I asked Dr. Ironside her opinion on the theories about anxiety and adrenaline. Could my reaction to horror movies be explained this way? Was I steeling myself against my real fears by exposing myself to them in the form of onscreen serial killers? “Research shows that if people repeatedly see a picture of a fearful face in an experiment, their amygdala reaction to this decreases over time. In exposure therapy for phobias, patients are exposed to the source of their phobia (e.g., closed spaces or spiders), and, over time ‘learn’ that it is not associated with a negative outcome and hence become less fearful of it. This is similar to your scary movie idea, though I’m not sure it would work as I think this kind of approach needs to be more targeted to specific fears.”

Tim Curry as Pennywise from “It.” Screenshot via YouTube

I’ve always loved horror, since back when I was that nervous, paranoid kid. My favorite sleepovers were at the house of a friend with an older brother and a pile of VHS tapes: Nightmare on Elm Street, The Exorcist, Halloween. All watched with the sound down low, in case her parents came into the room and caught us, sitting really close to the screen, wrapped up in our sleeping bags and feeling like conspirators.

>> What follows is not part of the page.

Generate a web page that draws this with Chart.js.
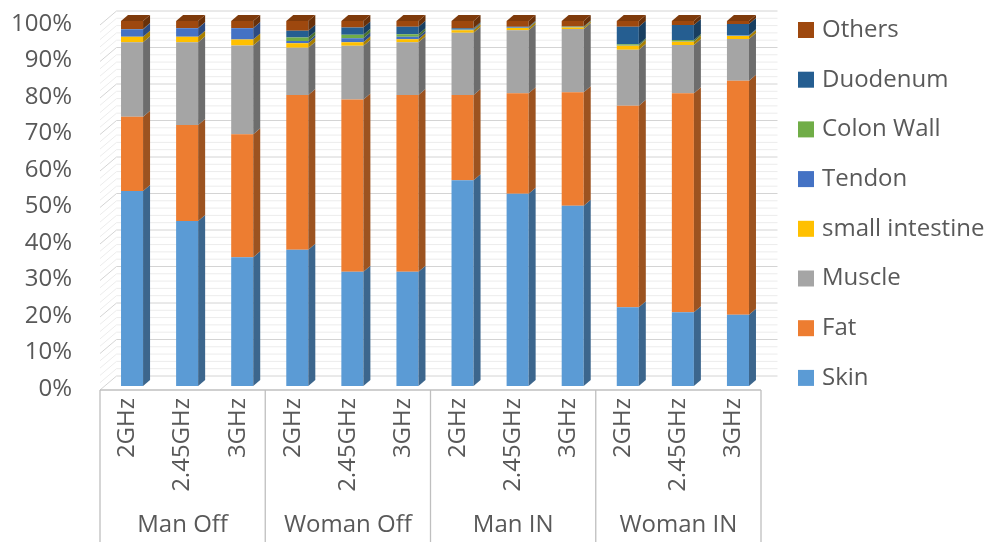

Steph Hovey, an assistant psychologist at the Tavistock Centre and Great Ormond Street Hospital in London, told me that “anxiety can develop from experiences in our childhood which affect the way we see the world as adults.” So perhaps, for me, a horror movie is about confronting fear, in a safe environment and with the help of somebody I trust. “Memories of enjoying horror movies with friends when you were younger could be helping you to deal with your anxiety by stopping you from overreacting. Because you’ve encountered these feelings of nervousness and fear before, but know that nothing bad actually happened, you may be more equipped to deal with these feelings now.”

Read more: ‘Perverting the Youth of America’: The Oral History of Teen Classic ‘Jawbreaker’

According to Anxiety UK, anxiety is on the rise: 12.8 percent more people are diagnosed with the condition today than they were 14 years ago. With so much to worry about in today’s world, from viral pandemics to international terrorism to Brexit and Trump, this hardly seems surprising.

A couple of years ago, my housemate, George, and I embarked on a Saw marathon. We watched every movie back to back over a weekend. It was so much fun a few weekends later we did the same thing again with the Paranormal Activity franchise. It became our little tradition. It figures that watching a horror movie with someone else is a bonding experience. Like going on a rollercoaster, or eating an incredibly hot curry, it’s something slightly crazy but basically entirely safe that you feel like you “got through” together. I may never find out why horror movies work for me, but in an increasingly scary world, knowing you can get through something frightening—even if it was entirely fictional—can be oddly soothing.